--- START Source material ---
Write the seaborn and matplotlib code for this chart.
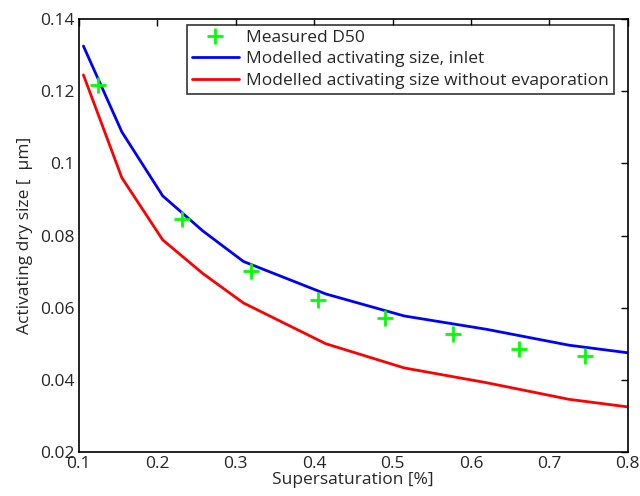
import matplotlib
matplotlib.use("Agg")
import matplotlib.pyplot as plt
import seaborn as sns
import pandas as pd

# measured D50 (green crosses)
ss_meas = [0.125, 0.232, 0.320, 0.405, 0.490, 0.577, 0.661, 0.745]
d50_meas = [0.1218, 0.0845, 0.0703, 0.0622, 0.0572, 0.0527, 0.0486, 0.0465]

# modelled curves
ss_model = [0.106, 0.155, 0.207, 0.258, 0.310, 0.415, 0.515, 0.620, 0.725, 0.800]
d_inlet = [0.1325, 0.1087, 0.0910, 0.0813, 0.0728, 0.0638, 0.0577, 0.0540, 0.0496, 0.0475]
d_noevap = [0.1245, 0.0960, 0.0788, 0.0695, 0.0613, 0.0500, 0.0433, 0.0392, 0.0346, 0.0325]

sns.set_style("white")
plt.rcParams["font.family"] = ["Open Sans", "DejaVu Sans"]
txt = "#262626"

fig = plt.figure(figsize=(6.4, 4.96), dpi=100)
ax = fig.add_axes([0.123, 0.0887, 0.858, 0.873])

meas = pd.DataFrame({"ss": ss_meas, "d": d50_meas})
model = pd.DataFrame({"ss": ss_model, "inlet": d_inlet, "noevap": d_noevap})

sns.lineplot(data=model, x="ss", y="inlet", color="#0000ff", lw=2, sort=False,
             ax=ax, label="Modelled activating size, inlet", zorder=2)
sns.lineplot(data=model, x="ss", y="noevap", color="#ff0000", lw=2, sort=False,
             ax=ax, label="Modelled activating size without evaporation", zorder=2)
ax.plot(meas["ss"], meas["d"], ls="none", marker="+", color="#00ff00",
        ms=11, mew=2, label="Measured D50", zorder=3)

ax.set_xlim(0.1, 0.8)
ax.set_ylim(0.02, 0.14)
ax.set_xticks([0.1, 0.2, 0.3, 0.4, 0.5, 0.6, 0.7, 0.8])
ax.set_yticks([0.02, 0.04, 0.06, 0.08, 0.1, 0.12, 0.14])
ax.set_xticklabels(["0.1", "0.2", "0.3", "0.4", "0.5", "0.6", "0.7", "0.8"])
ax.set_yticklabels(["0.02", "0.04", "0.06", "0.08", "0.1", "0.12", "0.14"])
ax.tick_params(direction="in", top=True, right=True, length=5, width=1,
               labelsize=12.5, colors="black", labelcolor=txt, pad=3)
for s in ax.spines.values():
    s.set_color("black")
    s.set_linewidth(1.2)

ax.set_xlabel("Supersaturation [%]", fontsize=12.5, color=txt, labelpad=0)
ax.set_ylabel("Activating dry size [  μm]", fontsize=12.5, color=txt, labelpad=5)

h, l = ax.get_legend_handles_labels()
order = [2, 0, 1]
leg = ax.legend([h[i] for i in order], [l[i] for i in order], loc="upper right",
                bbox_to_anchor=(0.974, 0.987), fontsize=12.5, frameon=True, fancybox=False,
                edgecolor="black", handlelength=2.7, handletextpad=0.4,
                borderpad=0.3, labelspacing=0.3, borderaxespad=0)
leg.get_frame().set_linewidth(1.2)
for t in leg.get_texts():
    t.set_color(txt)

fig.savefig("out.png", dpi=100)
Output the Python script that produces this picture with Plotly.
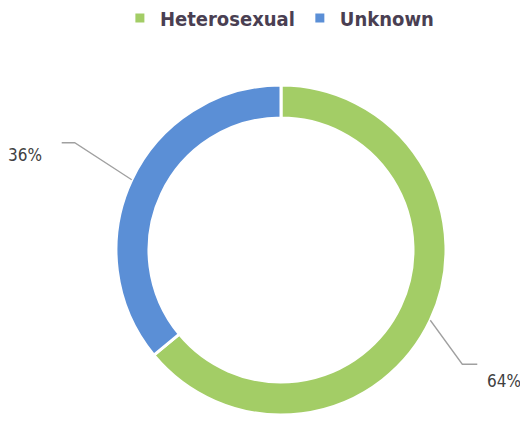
import math
import plotly.graph_objects as go

categories = ["Heterosexual", "Unknown"]
values = [64, 36]
colors = ["#a3cd66", "#5b8fd6"]

W, H = 528, 429
OFF = 8  # page body margin offset
cx, cy, R = 281 - OFF, 250 - OFF, 165  # pixel centre / outer radius (figure coords)
hole = 0.80

fig = go.Figure(go.Pie(
    labels=categories, values=values, sort=False, direction="clockwise", rotation=0,
    hole=hole, marker=dict(colors=colors, line=dict(color="white", width=3)),
    textinfo="none", hoverinfo="label+percent",
    domain=dict(x=[(cx - R) / W, (cx + R) / W], y=[1 - (cy + R) / H, 1 - (cy - R) / H]),
))

# leader-line layout per slice (pixels): elbow offset, horizontal segment, text offset from line end
elbow = [(32, 44), (-57, -37)]
hseg = [15, -13]
txt_off = [(8, 17), (-18, 12.5)]
lab_font = dict(size=17, color="#404040", family="DejaVu Sans Condensed, sans-serif")
total = sum(values)
cum = 0
shapes, annos = [], []
for i, v in enumerate(values):
    mid = (cum + v / 2) / total * 2 * math.pi
    cum += v
    sx = cx + R * math.sin(mid)
    sy = cy - R * math.cos(mid)
    ex, ey = sx + elbow[i][0], sy + elbow[i][1]
    hx = ex + hseg[i]
    pts = [(sx, sy), (ex, ey), (hx, ey)]
    path = "M " + " L ".join(f"{x / W},{1 - y / H}" for x, y in pts)
    shapes.append(dict(type="path", xref="paper", yref="paper", path=path,
                       line=dict(color="#a0a0a0", width=1.3)))
    pct = f"{round(v / total * 100)}%"
    annos.append(dict(x=(hx + txt_off[i][0]) / W, y=1 - (ey + txt_off[i][1]) / H,
                      xref="paper", yref="paper", text=pct, showarrow=False,
                      xanchor="left" if hseg[i] > 0 else "right", yanchor="middle", font=lab_font))

fig.update_layout(
    width=W, height=H, margin=dict(l=0, r=0, t=0, b=0, autoexpand=False),
    paper_bgcolor="white", plot_bgcolor="white",
    shapes=shapes, annotations=annos,
    showlegend=True,
    legend=dict(orientation="h", x=0.514, xanchor="center", y=1.022, yanchor="top",
                font=dict(size=20, color="#4a3f52", weight="bold",
                          family="DejaVu Sans Condensed, sans-serif"),
                itemwidth=30, traceorder="normal"),
)

fig.write_html("out.html")
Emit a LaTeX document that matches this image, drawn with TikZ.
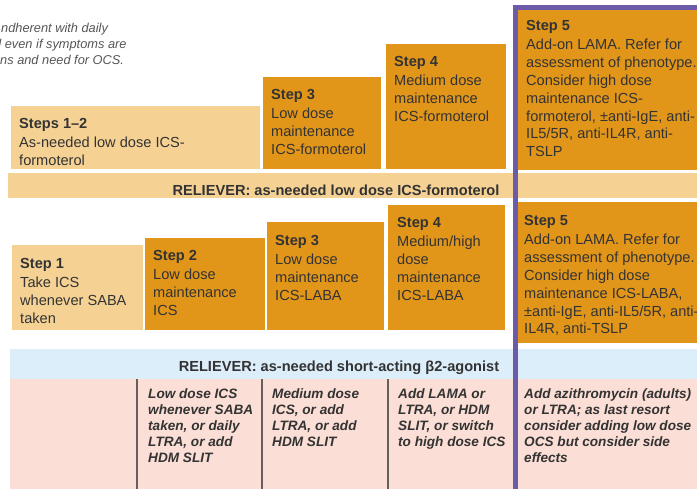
--- END Source material ---
Exclude the images and reproduce the remaining data exactly.

_Exercise output_.
Write the seaborn and matplotlib code for this chart.
import matplotlib
matplotlib.use("Agg")
import matplotlib.pyplot as plt
import seaborn as sns
import pandas as pd

# measured D50 (green crosses)
ss_meas = [0.125, 0.232, 0.320, 0.405, 0.490, 0.577, 0.661, 0.745]
d50_meas = [0.1218, 0.0845, 0.0703, 0.0622, 0.0572, 0.0527, 0.0486, 0.0465]

# modelled curves
ss_model = [0.106, 0.155, 0.207, 0.258, 0.310, 0.415, 0.515, 0.620, 0.725, 0.800]
d_inlet = [0.1325, 0.1087, 0.0910, 0.0813, 0.0728, 0.0638, 0.0577, 0.0540, 0.0496, 0.0475]
d_noevap = [0.1245, 0.0960, 0.0788, 0.0695, 0.0613, 0.0500, 0.0433, 0.0392, 0.0346, 0.0325]

sns.set_style("white")
plt.rcParams["font.family"] = ["Open Sans", "DejaVu Sans"]
txt = "#262626"

fig = plt.figure(figsize=(6.4, 4.96), dpi=100)
ax = fig.add_axes([0.123, 0.0887, 0.858, 0.873])

meas = pd.DataFrame({"ss": ss_meas, "d": d50_meas})
model = pd.DataFrame({"ss": ss_model, "inlet": d_inlet, "noevap": d_noevap})

sns.lineplot(data=model, x="ss", y="inlet", color="#0000ff", lw=2, sort=False,
             ax=ax, label="Modelled activating size, inlet", zorder=2)
sns.lineplot(data=model, x="ss", y="noevap", color="#ff0000", lw=2, sort=False,
             ax=ax, label="Modelled activating size without evaporation", zorder=2)
ax.plot(meas["ss"], meas["d"], ls="none", marker="+", color="#00ff00",
        ms=11, mew=2, label="Measured D50", zorder=3)

ax.set_xlim(0.1, 0.8)
ax.set_ylim(0.02, 0.14)
ax.set_xticks([0.1, 0.2, 0.3, 0.4, 0.5, 0.6, 0.7, 0.8])
ax.set_yticks([0.02, 0.04, 0.06, 0.08, 0.1, 0.12, 0.14])
ax.set_xticklabels(["0.1", "0.2", "0.3", "0.4", "0.5", "0.6", "0.7", "0.8"])
ax.set_yticklabels(["0.02", "0.04", "0.06", "0.08", "0.1", "0.12", "0.14"])
ax.tick_params(direction="in", top=True, right=True, length=5, width=1,
               labelsize=12.5, colors="black", labelcolor=txt, pad=3)
for s in ax.spines.values():
    s.set_color("black")
    s.set_linewidth(1.2)

ax.set_xlabel("Supersaturation [%]", fontsize=12.5, color=txt, labelpad=0)
ax.set_ylabel("Activating dry size [  μm]", fontsize=12.5, color=txt, labelpad=5)

h, l = ax.get_legend_handles_labels()
order = [2, 0, 1]
leg = ax.legend([h[i] for i in order], [l[i] for i in order], loc="upper right",
                bbox_to_anchor=(0.974, 0.987), fontsize=12.5, frameon=True, fancybox=False,
                edgecolor="black", handlelength=2.7, handletextpad=0.4,
                borderpad=0.3, labelspacing=0.3, borderaxespad=0)
leg.get_frame().set_linewidth(1.2)
for t in leg.get_texts():
    t.set_color(txt)

fig.savefig("out.png", dpi=100)
Output the Python script that produces this picture with Plotly.
import math
import plotly.graph_objects as go

categories = ["Heterosexual", "Unknown"]
values = [64, 36]
colors = ["#a3cd66", "#5b8fd6"]

W, H = 528, 429
OFF = 8  # page body margin offset
cx, cy, R = 281 - OFF, 250 - OFF, 165  # pixel centre / outer radius (figure coords)
hole = 0.80

fig = go.Figure(go.Pie(
    labels=categories, values=values, sort=False, direction="clockwise", rotation=0,
    hole=hole, marker=dict(colors=colors, line=dict(color="white", width=3)),
    textinfo="none", hoverinfo="label+percent",
    domain=dict(x=[(cx - R) / W, (cx + R) / W], y=[1 - (cy + R) / H, 1 - (cy - R) / H]),
))

# leader-line layout per slice (pixels): elbow offset, horizontal segment, text offset from line end
elbow = [(32, 44), (-57, -37)]
hseg = [15, -13]
txt_off = [(8, 17), (-18, 12.5)]
lab_font = dict(size=17, color="#404040", family="DejaVu Sans Condensed, sans-serif")
total = sum(values)
cum = 0
shapes, annos = [], []
for i, v in enumerate(values):
    mid = (cum + v / 2) / total * 2 * math.pi
    cum += v
    sx = cx + R * math.sin(mid)
    sy = cy - R * math.cos(mid)
    ex, ey = sx + elbow[i][0], sy + elbow[i][1]
    hx = ex + hseg[i]
    pts = [(sx, sy), (ex, ey), (hx, ey)]
    path = "M " + " L ".join(f"{x / W},{1 - y / H}" for x, y in pts)
    shapes.append(dict(type="path", xref="paper", yref="paper", path=path,
                       line=dict(color="#a0a0a0", width=1.3)))
    pct = f"{round(v / total * 100)}%"
    annos.append(dict(x=(hx + txt_off[i][0]) / W, y=1 - (ey + txt_off[i][1]) / H,
                      xref="paper", yref="paper", text=pct, showarrow=False,
                      xanchor="left" if hseg[i] > 0 else "right", yanchor="middle", font=lab_font))

fig.update_layout(
    width=W, height=H, margin=dict(l=0, r=0, t=0, b=0, autoexpand=False),
    paper_bgcolor="white", plot_bgcolor="white",
    shapes=shapes, annotations=annos,
    showlegend=True,
    legend=dict(orientation="h", x=0.514, xanchor="center", y=1.022, yanchor="top",
                font=dict(size=20, color="#4a3f52", weight="bold",
                          family="DejaVu Sans Condensed, sans-serif"),
                itemwidth=30, traceorder="normal"),
)

fig.write_html("out.html")
Emit a LaTeX document that matches this image, drawn with TikZ.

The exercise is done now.